> THE EXERCISE: Go through the records and show each line where the word "this" occurs.

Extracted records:
= = =
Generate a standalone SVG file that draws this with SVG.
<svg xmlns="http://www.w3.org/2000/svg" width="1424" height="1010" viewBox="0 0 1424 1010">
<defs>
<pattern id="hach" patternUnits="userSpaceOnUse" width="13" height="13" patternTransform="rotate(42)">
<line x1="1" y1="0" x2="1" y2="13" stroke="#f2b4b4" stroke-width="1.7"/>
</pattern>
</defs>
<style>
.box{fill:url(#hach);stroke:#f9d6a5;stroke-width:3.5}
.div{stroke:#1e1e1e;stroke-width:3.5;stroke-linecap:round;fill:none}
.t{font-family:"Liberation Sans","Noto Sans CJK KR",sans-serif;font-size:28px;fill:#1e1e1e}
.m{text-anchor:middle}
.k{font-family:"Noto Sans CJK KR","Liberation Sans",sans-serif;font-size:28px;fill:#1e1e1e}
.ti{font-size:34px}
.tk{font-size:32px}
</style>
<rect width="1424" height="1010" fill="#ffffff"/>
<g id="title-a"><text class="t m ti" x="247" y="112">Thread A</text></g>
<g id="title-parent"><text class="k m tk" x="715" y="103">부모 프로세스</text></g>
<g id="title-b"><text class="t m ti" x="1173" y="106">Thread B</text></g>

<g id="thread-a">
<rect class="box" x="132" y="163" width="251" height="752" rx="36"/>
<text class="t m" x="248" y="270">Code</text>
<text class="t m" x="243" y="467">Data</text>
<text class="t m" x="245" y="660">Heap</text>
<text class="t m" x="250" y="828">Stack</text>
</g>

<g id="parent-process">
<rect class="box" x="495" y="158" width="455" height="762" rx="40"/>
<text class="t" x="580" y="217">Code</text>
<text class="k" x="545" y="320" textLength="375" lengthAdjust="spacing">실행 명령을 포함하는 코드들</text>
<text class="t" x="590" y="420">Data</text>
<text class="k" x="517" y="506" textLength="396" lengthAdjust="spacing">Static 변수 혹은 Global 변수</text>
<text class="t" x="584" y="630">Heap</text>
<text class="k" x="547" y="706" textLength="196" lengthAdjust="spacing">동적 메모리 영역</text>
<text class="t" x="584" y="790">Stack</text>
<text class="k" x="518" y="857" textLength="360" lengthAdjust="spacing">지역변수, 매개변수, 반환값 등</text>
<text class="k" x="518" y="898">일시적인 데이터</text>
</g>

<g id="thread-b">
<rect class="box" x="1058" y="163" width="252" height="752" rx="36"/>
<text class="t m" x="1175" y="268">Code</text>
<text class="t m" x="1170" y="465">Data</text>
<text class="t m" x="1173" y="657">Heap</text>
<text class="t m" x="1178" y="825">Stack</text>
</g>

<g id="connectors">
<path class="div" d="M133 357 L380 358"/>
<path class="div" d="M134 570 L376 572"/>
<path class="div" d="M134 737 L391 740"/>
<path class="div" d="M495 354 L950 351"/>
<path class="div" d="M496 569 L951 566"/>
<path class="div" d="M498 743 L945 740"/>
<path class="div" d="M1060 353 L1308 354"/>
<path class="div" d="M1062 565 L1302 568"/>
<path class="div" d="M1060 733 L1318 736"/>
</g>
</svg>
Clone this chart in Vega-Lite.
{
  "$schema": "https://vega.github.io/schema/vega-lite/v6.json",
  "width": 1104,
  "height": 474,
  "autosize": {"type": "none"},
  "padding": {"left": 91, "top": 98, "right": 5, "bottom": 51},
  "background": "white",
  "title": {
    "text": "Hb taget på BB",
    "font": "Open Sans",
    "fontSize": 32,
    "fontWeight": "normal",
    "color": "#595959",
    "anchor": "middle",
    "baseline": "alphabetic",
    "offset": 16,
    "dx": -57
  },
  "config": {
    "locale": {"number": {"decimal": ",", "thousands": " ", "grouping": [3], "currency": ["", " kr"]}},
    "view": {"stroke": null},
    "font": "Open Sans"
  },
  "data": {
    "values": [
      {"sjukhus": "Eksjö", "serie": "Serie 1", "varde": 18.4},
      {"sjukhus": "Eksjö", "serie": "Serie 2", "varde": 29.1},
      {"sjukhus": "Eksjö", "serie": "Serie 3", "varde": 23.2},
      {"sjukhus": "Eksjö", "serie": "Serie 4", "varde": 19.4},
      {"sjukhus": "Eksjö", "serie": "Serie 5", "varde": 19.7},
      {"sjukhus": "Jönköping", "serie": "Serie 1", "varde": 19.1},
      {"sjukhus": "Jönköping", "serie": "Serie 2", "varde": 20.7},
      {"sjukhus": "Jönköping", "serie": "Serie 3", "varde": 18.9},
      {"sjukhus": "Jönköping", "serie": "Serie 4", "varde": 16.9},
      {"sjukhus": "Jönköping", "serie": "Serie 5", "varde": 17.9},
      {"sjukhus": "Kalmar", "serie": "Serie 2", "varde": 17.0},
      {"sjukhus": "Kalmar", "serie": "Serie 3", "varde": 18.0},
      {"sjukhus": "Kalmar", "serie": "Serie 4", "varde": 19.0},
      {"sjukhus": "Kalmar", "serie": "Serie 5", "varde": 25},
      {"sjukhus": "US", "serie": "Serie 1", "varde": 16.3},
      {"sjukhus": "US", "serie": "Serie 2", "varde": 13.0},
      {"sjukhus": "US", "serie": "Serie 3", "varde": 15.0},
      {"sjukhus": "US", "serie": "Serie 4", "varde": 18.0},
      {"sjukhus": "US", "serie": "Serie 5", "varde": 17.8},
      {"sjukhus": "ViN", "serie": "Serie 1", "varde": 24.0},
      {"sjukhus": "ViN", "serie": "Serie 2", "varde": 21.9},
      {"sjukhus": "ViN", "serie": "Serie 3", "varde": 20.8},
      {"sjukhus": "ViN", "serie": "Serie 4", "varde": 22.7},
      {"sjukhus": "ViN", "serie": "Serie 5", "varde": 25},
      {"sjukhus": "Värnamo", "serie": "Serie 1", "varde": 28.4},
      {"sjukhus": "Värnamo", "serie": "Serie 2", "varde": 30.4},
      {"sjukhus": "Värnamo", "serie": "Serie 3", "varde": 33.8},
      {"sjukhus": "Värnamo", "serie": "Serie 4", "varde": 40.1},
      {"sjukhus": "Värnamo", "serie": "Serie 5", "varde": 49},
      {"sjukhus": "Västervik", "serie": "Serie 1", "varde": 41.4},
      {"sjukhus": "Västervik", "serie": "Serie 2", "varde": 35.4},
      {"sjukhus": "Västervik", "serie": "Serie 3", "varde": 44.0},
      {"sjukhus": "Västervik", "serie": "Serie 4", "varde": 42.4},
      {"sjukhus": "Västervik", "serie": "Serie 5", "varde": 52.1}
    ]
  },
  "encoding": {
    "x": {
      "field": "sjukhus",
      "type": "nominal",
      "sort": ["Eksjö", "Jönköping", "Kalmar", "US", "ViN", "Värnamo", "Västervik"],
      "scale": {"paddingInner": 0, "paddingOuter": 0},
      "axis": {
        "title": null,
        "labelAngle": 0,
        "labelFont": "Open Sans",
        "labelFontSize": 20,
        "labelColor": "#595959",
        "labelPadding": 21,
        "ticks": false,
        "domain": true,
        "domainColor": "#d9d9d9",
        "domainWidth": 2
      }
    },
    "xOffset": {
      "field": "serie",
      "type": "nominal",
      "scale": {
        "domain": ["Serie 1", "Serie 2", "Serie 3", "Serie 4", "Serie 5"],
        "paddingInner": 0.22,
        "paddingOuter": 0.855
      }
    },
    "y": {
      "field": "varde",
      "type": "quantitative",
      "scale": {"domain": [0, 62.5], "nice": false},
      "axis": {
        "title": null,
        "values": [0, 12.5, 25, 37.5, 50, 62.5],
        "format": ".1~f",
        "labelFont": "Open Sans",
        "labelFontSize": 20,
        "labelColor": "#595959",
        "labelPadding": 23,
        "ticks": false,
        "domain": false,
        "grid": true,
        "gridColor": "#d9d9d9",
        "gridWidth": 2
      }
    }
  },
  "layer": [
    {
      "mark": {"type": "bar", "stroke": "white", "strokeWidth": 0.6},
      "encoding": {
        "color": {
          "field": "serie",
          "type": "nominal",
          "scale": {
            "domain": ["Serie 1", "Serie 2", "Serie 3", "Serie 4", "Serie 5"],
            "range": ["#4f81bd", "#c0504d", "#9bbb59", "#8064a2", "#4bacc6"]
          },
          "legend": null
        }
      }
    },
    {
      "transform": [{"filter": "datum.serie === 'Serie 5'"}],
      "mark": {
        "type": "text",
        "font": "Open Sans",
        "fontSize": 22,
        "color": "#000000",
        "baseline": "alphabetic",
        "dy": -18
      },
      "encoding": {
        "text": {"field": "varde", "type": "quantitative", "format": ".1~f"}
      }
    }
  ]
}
= = =
> EXERCISE RESPONSE:
Generate a standalone SVG file that draws this with SVG.
Clone this chart in Vega-Lite.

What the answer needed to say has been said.